- WHAT IS EXPECTED: Search the material below for the word "chart" and copy every line in which it occurs.

- DATA BLOCK:

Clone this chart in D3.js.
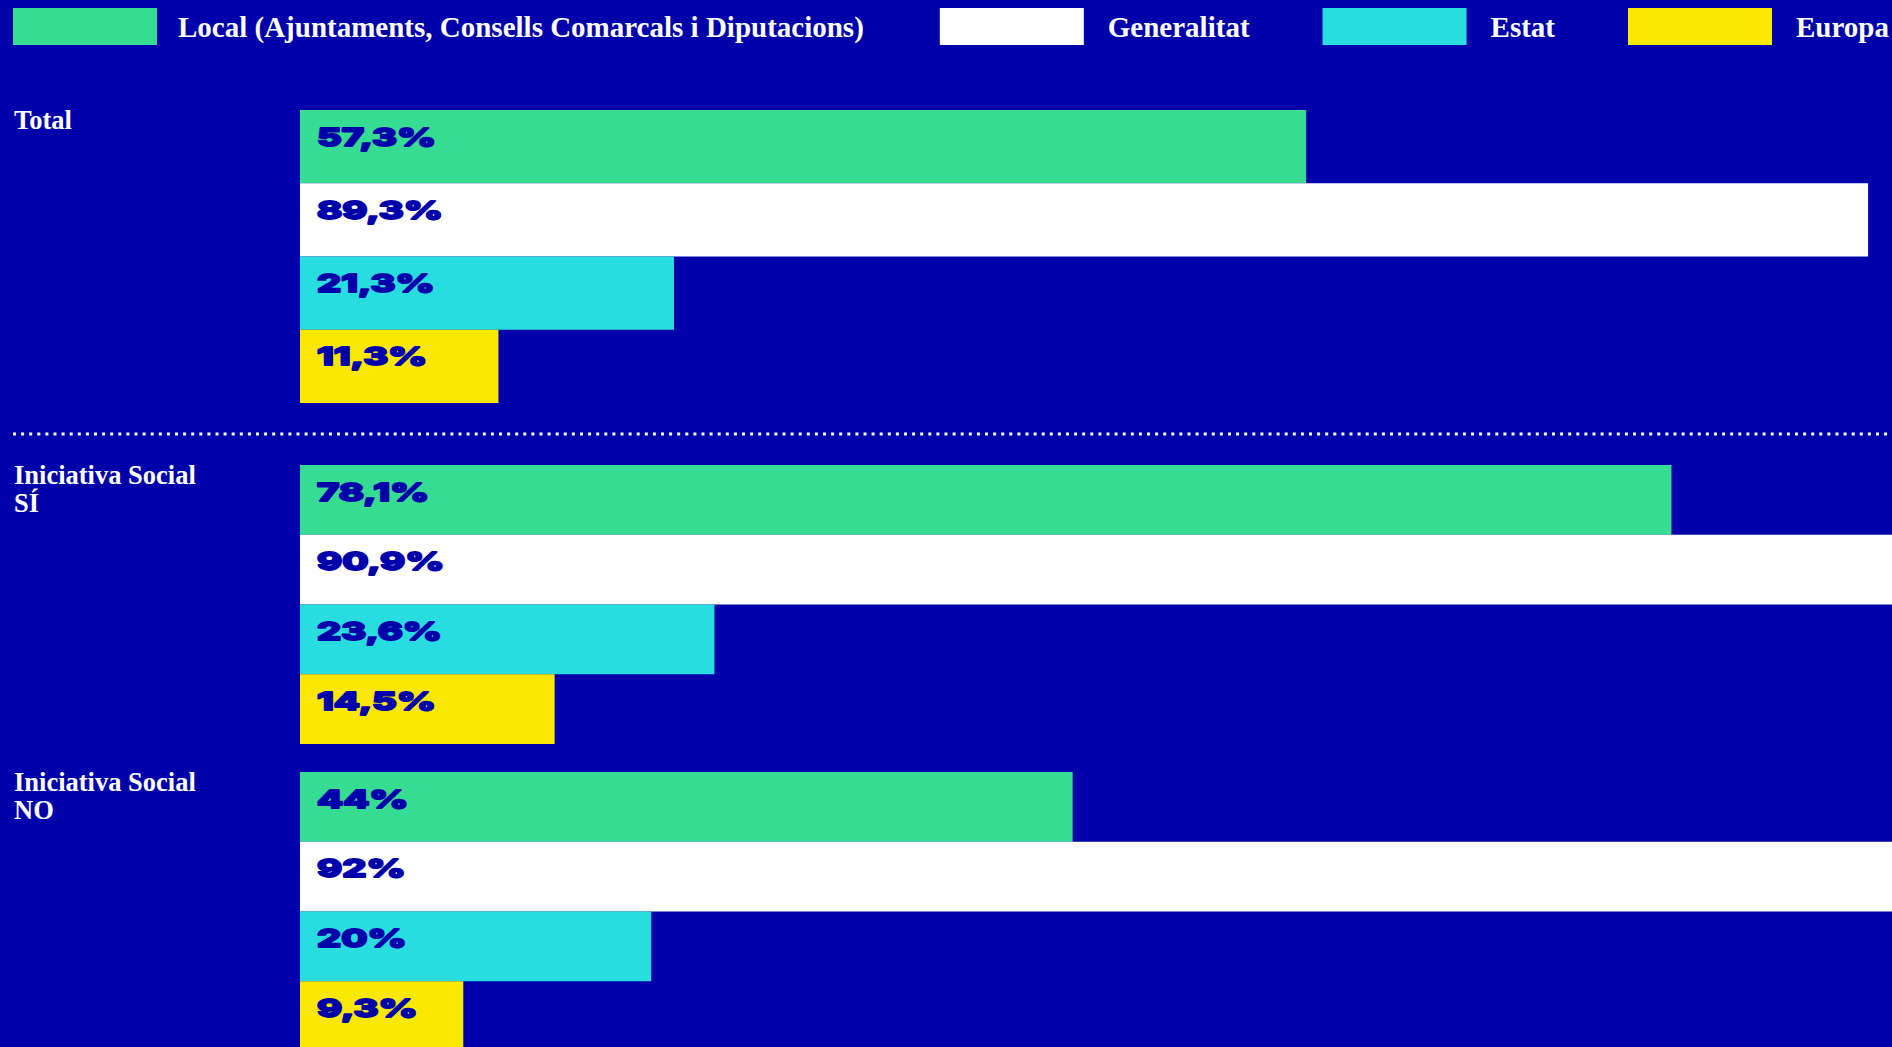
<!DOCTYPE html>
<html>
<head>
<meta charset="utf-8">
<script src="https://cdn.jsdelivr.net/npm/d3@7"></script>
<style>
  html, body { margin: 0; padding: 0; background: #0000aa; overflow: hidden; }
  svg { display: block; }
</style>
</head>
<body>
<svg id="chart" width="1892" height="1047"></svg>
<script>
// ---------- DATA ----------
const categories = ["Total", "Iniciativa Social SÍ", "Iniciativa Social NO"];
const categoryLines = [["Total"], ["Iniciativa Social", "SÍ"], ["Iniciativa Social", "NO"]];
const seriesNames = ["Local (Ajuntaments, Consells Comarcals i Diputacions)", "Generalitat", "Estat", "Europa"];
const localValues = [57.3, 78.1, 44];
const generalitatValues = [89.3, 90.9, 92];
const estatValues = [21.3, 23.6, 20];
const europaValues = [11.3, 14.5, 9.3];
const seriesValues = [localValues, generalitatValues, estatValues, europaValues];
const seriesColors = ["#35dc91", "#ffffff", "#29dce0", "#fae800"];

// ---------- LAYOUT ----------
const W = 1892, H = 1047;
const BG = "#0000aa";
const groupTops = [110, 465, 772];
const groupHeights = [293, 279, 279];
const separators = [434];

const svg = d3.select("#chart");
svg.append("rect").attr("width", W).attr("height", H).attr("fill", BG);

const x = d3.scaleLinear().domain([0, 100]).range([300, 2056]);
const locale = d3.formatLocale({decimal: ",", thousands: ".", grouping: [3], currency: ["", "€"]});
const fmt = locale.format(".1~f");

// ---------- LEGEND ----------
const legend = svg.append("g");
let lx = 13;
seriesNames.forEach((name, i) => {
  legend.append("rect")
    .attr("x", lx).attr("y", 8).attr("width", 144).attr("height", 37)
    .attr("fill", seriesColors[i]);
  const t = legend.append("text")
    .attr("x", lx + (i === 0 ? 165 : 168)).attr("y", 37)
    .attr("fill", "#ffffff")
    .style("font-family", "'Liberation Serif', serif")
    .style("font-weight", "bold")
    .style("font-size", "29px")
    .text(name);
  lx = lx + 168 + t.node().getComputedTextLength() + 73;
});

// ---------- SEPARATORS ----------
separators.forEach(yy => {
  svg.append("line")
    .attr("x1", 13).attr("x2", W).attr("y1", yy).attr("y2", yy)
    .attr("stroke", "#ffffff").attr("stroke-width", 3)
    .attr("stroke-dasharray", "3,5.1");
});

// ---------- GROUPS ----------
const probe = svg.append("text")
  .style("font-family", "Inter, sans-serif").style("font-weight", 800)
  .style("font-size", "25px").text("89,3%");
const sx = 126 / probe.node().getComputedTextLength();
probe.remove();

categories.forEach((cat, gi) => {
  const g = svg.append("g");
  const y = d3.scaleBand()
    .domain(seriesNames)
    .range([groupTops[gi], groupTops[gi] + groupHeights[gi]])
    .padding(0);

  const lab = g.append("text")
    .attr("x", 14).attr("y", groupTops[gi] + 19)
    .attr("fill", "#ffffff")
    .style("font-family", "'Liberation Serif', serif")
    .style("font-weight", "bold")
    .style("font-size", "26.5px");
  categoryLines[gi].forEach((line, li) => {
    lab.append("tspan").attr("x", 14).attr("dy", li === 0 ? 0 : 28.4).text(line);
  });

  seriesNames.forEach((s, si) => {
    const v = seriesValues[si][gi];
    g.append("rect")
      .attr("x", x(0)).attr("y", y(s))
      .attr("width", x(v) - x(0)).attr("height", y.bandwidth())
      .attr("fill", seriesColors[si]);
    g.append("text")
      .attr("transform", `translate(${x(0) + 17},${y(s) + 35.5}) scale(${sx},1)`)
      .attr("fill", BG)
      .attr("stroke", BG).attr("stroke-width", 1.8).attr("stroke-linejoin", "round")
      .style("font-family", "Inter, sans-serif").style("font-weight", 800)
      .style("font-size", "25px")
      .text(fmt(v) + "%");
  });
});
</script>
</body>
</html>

- TASK RESPONSE:
Clone this chart in D3.js.
<svg id="chart" width="1892" height="1047"></svg>
const svg = d3.select("#chart");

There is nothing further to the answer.